Harper was 18 years old and in A-ball in Hagerstown, Md., when Schu began working with him. And if you think Harper has a big, often violent swing now, you should have seen him back then.
“He’s always been a max-effort guy with a big arm bar, a big stride, but there was a lot more head movement, just a lot more stuff going on,” Schu said. “He’s really calmed himself down a lot. You get to your late 20s, even your early 30s, that’s when you blossom as a hitter. He’s in such great shape. He’s going to play for a long time. I only see him getting better. I really do.”
That’s partially why the Giants made a late push in spring training to sign Harper, even making him a 12-year, $310 million offer that would have been a record for a free agent even if the Phillies hadn’t beaten it. But even before the Giants demonstrated such a high level of interest, Schu tried to be as persuasive as a college football recruiter.
"Man, I texted him all the time and he never hit me back," Schu said. "I was bummed.

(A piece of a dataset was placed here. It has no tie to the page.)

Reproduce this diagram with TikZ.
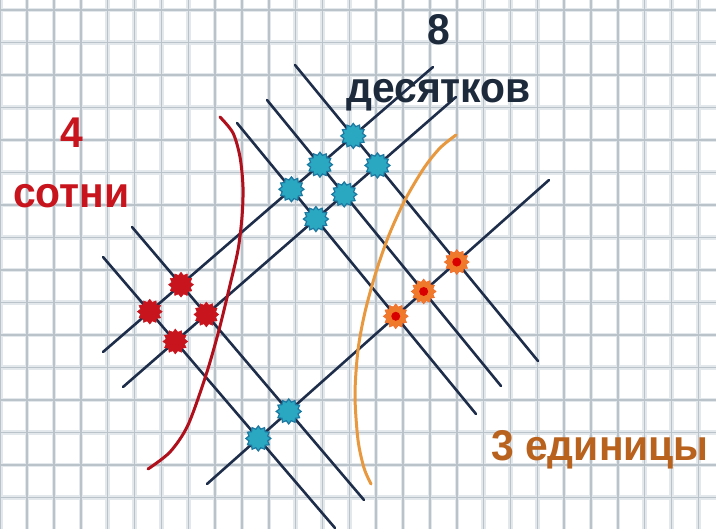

I was trying to get him here, big-time. You see how one guy makes a difference in a lineup. You get that one guy who's a presence. A guy like Bryce can really make everybody that much better."
And for those who expected Harper to be better with the Phillies?
Talk to Schu at the end of the season.
"We've still got a lot of baseball left," he said. "It's always weird going to a different team, different atmosphere, different city. There's a process there. You see a lot of guys really struggle in that first year. I think by the end of the year you're going to go, 'Hey, that's a heck of a year.'
“When it’s all said and done, his numbers are going to be there. Even if they stay where they’re at, he’s still a big presence in that lineup. Trust me. Doing what he’s doing, Bryce is going to find a way.”
Even if it takes 10 more batting stances.